Document Type

Conference Paper

Rights

This item is available under a Creative Commons License for non-commercial use only

Publication Details

Proceedings of the Research in Engineering Education Symposium 2011 - Madrid, Spain

Abstract

Engineering graduates are under increasing pressure to demonstrate high levels of personal skills. The accreditation criteria of professional bodies such as the Accreditation Board for Engineering and Technology (ABET) in the US, Engineers Ireland and Engineers Australia, to name but a few, now include the development of a broad range of personal skills (ABET, 2008; Engineers Australia, 2011; Engineers Ireland, 2007).
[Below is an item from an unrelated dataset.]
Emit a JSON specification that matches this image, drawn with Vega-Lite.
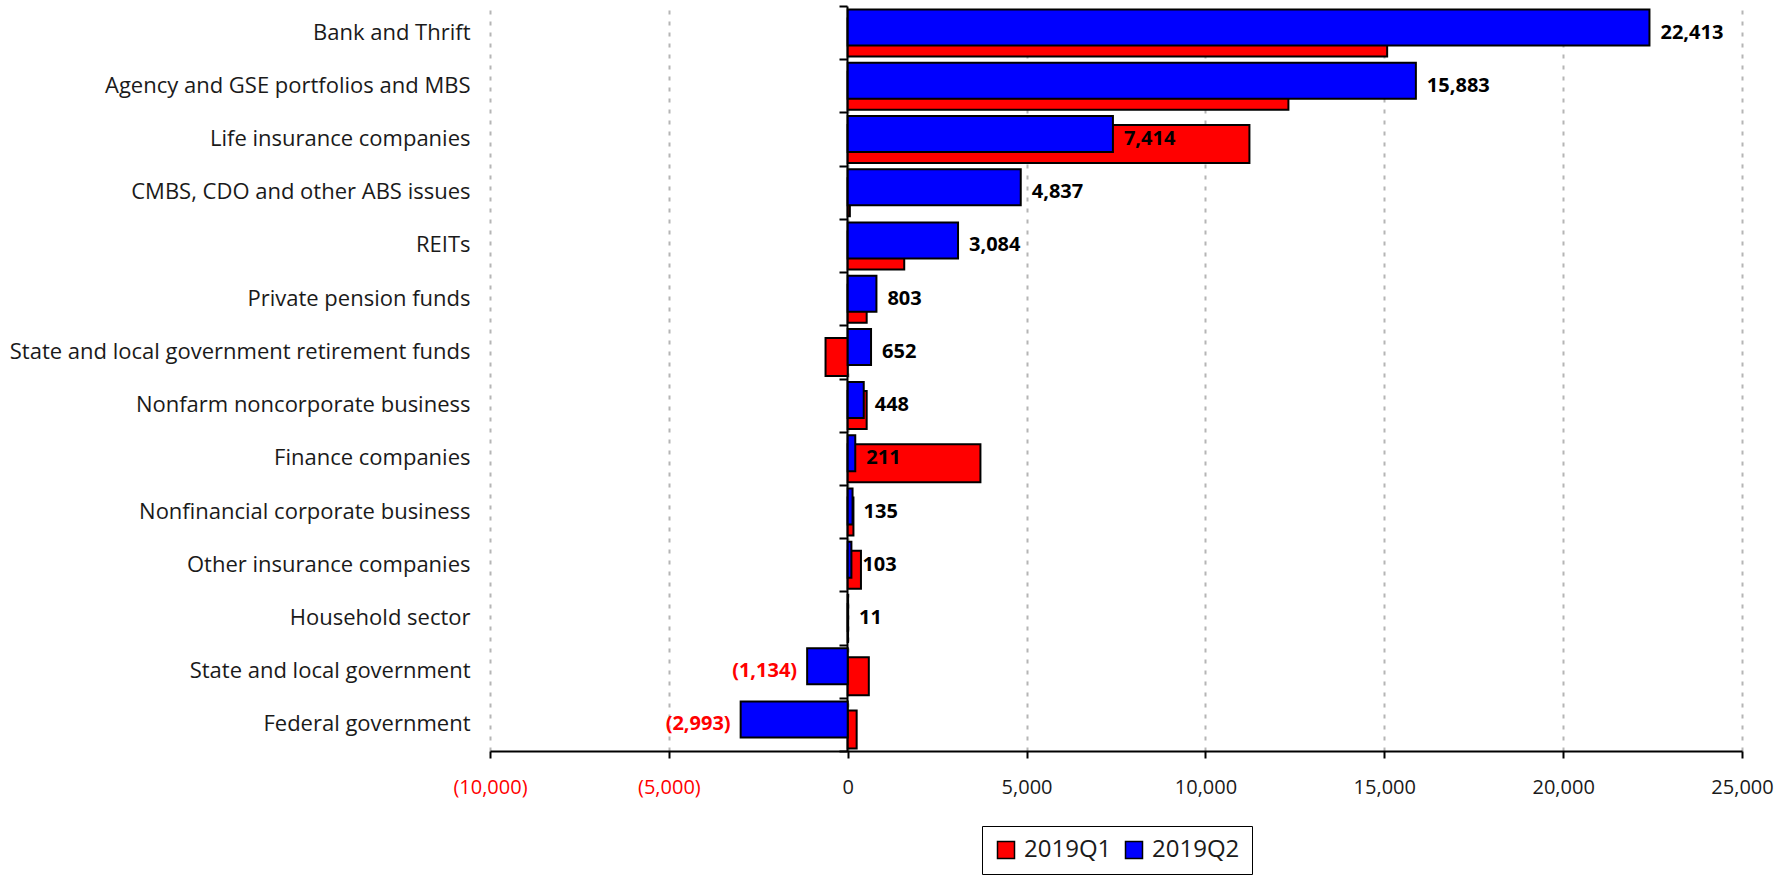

Evidence of a ‘strong contribution’, a term used by Engineers Ireland, to the development of teamwork, lifelong learning, ethics, communication and self-direction is required in the programme to satisfy the accreditation criteria. Numerous anecdotes of intensive probing for personal skills are relayed by graduates applying for their first job. Many employers devote significant time to assessing the level of personal skills during the recruitment process. Government reports on skills needs often call for greater attention to be paid to the development of critical thinking, creativity and innovation in engineering programmes (Forfás, 2009). Today’s engineering students are experiencing the effects of curricula changing in response to this new outlook of graduate attributes. Achievement of high levels of many personal skills is greatly facilitated by a concurrent growth in intellectual development – autonomy in learning, commitment to ethics, willingness to lead and display initiative are hallmarks of the relativistic thinker. The engineer whose intellectual development has not yet passed the dualistic and multiplistic stages and is still reliant on authority for direction and decision making will not score highly on personal skills, will be unattractive to employers, and has yet to realise his/her potential. Personal skills development will be facilitated by an engineering curriculum that promotes growth in intellectual development. Attention should be paid to the intellectual development of the students throughout the programme to optimise their progression from dualistic to relativistic thinking. Process facilitated student-centred learning can support this growth. Evidence of strong contribution to programme outcomes related to design and personal skills should also come from measurements of levels of intellectual development among students.